Can I use frozen chicken for this recipe?
Yes, you can use frozen chicken breast. Just increase the cooking time to about 20-25 minutes at high pressure.
Can I freeze the Instant Pot Creamy Chicken Taco Soup?
Absolutely! It freezes well. Store it in an airtight container for up to 3 months. Just thaw and reheat when you’re ready to enjoy it again.
What are some serving suggestions for Instant Pot Creamy Chicken Taco Soup?
This soup can be served on its own, or you can enjoy it with tortilla chips, warm bread, or a fresh salad as a side dish for a hearty meal.

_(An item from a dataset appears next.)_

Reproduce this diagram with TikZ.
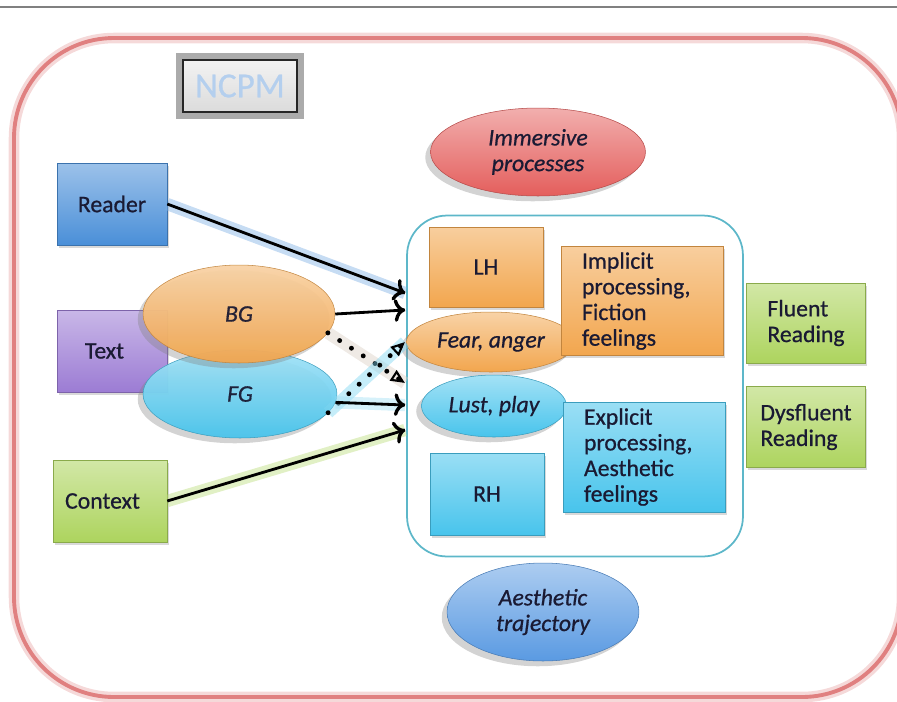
\documentclass[tikz,border=0pt]{standalone}
\usepackage{fontspec}
\setmainfont{Carlito}[FakeBold=0.7]
\usetikzlibrary{shapes.geometric,shadows,decorations.markings,arrows.meta}

\definecolor{ink}{HTML}{1A1A33}
\definecolor{framec}{HTML}{E08080}
\definecolor{readerc}{HTML}{4A8FD8}
\definecolor{textc}{HTML}{9C7CD4}
\definecolor{greenc}{HTML}{ADD45E}
\definecolor{orangec}{HTML}{F2A64E}
\definecolor{cyanc}{HTML}{48C4EC}
\definecolor{redc}{HTML}{E45E5C}
\definecolor{bluec}{HTML}{5A9AE2}
\definecolor{brainc}{HTML}{5DB7C9}
\definecolor{ncpmc}{HTML}{B4CFEE}

\begin{document}
\begin{tikzpicture}[x=0.02cm, y=-0.02cm,
  every node/.style={text=ink, font=\fontsize{13.5}{14.6}\selectfont},
  box/.style={rectangle, draw=#1!80!black, line width=.3pt, top color=#1!55!white, bottom color=#1,
    drop shadow={opacity=.3, shadow xshift=1pt, shadow yshift=-1.5pt}},
  oval/.style={ellipse, draw=#1!80!black, line width=.3pt, top color=#1!50!white, bottom color=#1,
    drop shadow={opacity=.35, shadow xshift=-3pt, shadow yshift=-3pt},
    font=\fontsize{13.5}{14.6}\selectfont\itshape},
  arr/.style={line width=1.6pt, decoration={markings,mark=at position 1 with {\arrow[scale=1.2]{>}}},postaction={decorate}},
  dotarr/.style={line width=2.8pt, line cap=round, dash pattern=on 0pt off 8pt,
    decoration={markings,mark=at position 1 with {\arrow[solid,line width=1.2pt]{Triangle[open,length=8pt,width=7pt]}}},postaction={decorate}},
  glow/.style={preaction={draw=#1, solid, line width=7pt, opacity=.45}}]

\useasboundingbox (0,0) rectangle (897,701);

% page rule and outer frame
\draw[gray, line width=1pt] (0,7) -- (897,7);
\draw[framec!50, line width=6pt, opacity=.6, rounded corners=2cm] (14,38) rectangle (902,697);
\draw[framec, line width=2.2pt, rounded corners=2cm] (14,38) rectangle (902,697);

% title
\node (ncpm) at (240,86) [rectangle, draw=black!85, line width=1pt, top color=gray!10, bottom color=gray!28,
  minimum width=2.28cm, minimum height=1.04cm, preaction={draw=black!60, line width=8pt, opacity=.55},
  text=ncpmc, font=\fontsize{20}{20}\selectfont] {NCPM};

% inputs
\node (reader) at (112,204) [box=readerc, minimum width=2.2cm, minimum height=1.64cm] {Reader};
\node (text) at (112,351) [box=textc, minimum width=2.2cm, minimum height=1.64cm] {\hspace*{-.3cm}Text};
\node (context) at (110,501) [box=greenc, minimum width=2.28cm, minimum height=1.64cm] {\hspace*{-.3cm}Context};
\node (fg) at (240,394) [oval=cyanc, minimum width=3.88cm, minimum height=1.76cm, opacity=.95] {FG\hspace{1.3cm}};
\node (bg) at (239,314) [oval=orangec, minimum width=3.84cm, minimum height=1.96cm, opacity=.95] {BG\hspace{1cm}};

% brain
\node (brain) at (575,386) [rectangle, draw=brainc, line width=1pt, rounded corners=0.8cm,
  minimum width=6.72cm, minimum height=6.82cm] {};
\node (immersive) at (538,152) [oval=redc, minimum width=4.3cm, minimum height=1.76cm, align=center] {Immersive\\processes};
\node (aesthetic) at (543,612) [oval=bluec, minimum width=3.84cm, minimum height=1.96cm, align=center] {Aesthetic\\trajectory};
\node (lh) at (486,267) [box=orangec, minimum width=2.28cm, minimum height=1.6cm] {LH};
\node (fear) at (491,342) [oval=orangec, minimum width=2.72cm, minimum height=1.2cm] {Fear, anger};
\node (lust) at (494,406) [oval=cyanc, minimum width=2.76cm, minimum height=1.24cm] {Lust, play};
\node (rh) at (487,494) [box=cyanc, minimum width=2.28cm, minimum height=1.64cm] {RH};
\node (implicit) at (642,301) [box=orangec, minimum width=3.24cm, minimum height=2.18cm,
  text width=2.4cm, align=left] {Implicit\\processing,\\Fiction\\feelings};
\node (explicit) at (644,457) [box=cyanc, minimum width=3.24cm, minimum height=2.2cm,
  text width=2.4cm, align=left] {Explicit\\processing,\\Aesthetic\\feelings};

% outcomes
\node (fluent) at (806,323) [box=greenc, minimum width=2.38cm, minimum height=1.6cm, align=left] {Fluent\\Reading};
\node (dysfluent) at (806,427) [box=greenc, minimum width=2.38cm, minimum height=1.62cm, align=left] {Dysfluent\\Reading};

% arrow ends on the brain
\coordinate (inReader) at (405,293);
\coordinate (inBG) at (405,310);
\coordinate (inFear) at (405,342);
\coordinate (inLust) at (405,383);
\coordinate (inFG) at (405,405);
\coordinate (inContext) at (405,430);

\draw[arr, glow=readerc!70] (reader.east) -- (inReader);
\draw[arr] (bg.east) -- (inBG);
\draw[dotarr, glow=orangec!35!gray!40] (bg.-12) -- (inLust);
\draw[dotarr, glow=cyanc!70] (fg.-12) -- (inFear);
\draw[arr, glow=cyanc!50] (fg.-5) -- (inFG);
\draw[arr, glow=greenc!80] (context.east) -- (inContext);
\end{tikzpicture}
\end{document}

Instant Pot Creamy Chicken Taco Soup
Ingredients
Main Ingredients
- 1 lb chicken breast Use fresh or frozen chicken
- 1 can black beans, drained and rinsed
- 1 can corn, drained
- 1 can diced tomatoes with green chilies Includes juice
- 1 packet taco seasoning Adjust amount for spice preference
- 1 cup chicken broth
- 1 cup heavy cream Can substitute with coconut cream for dairy-free version
- 1 cup shredded cheese Optional for garnish
- Salt and pepper to taste
- Chopped cilantro for garnish
Instructions
Preparation
- Gather all ingredients.
- Place the chicken breast inside the Instant Pot.
- Add the drained black beans, sweet corn, and diced tomatoes (with juices).
- Sprinkle in the taco seasoning and pour in the chicken broth.
- Secure the lid of the Instant Pot.
Cooking
- Set the Instant Pot to high pressure for 15 minutes.
- Upon completion, do a quick release of the pressure.
- Remove the chicken breast and shred it with two forks.
- Return the shredded chicken back to the pot.
Finishing Touches
- Stir in the heavy cream and shredded cheese until melted and creamy.
- Season with salt and pepper to taste.
- Serve warm, garnished with chopped cilantro and additional cheese if desired.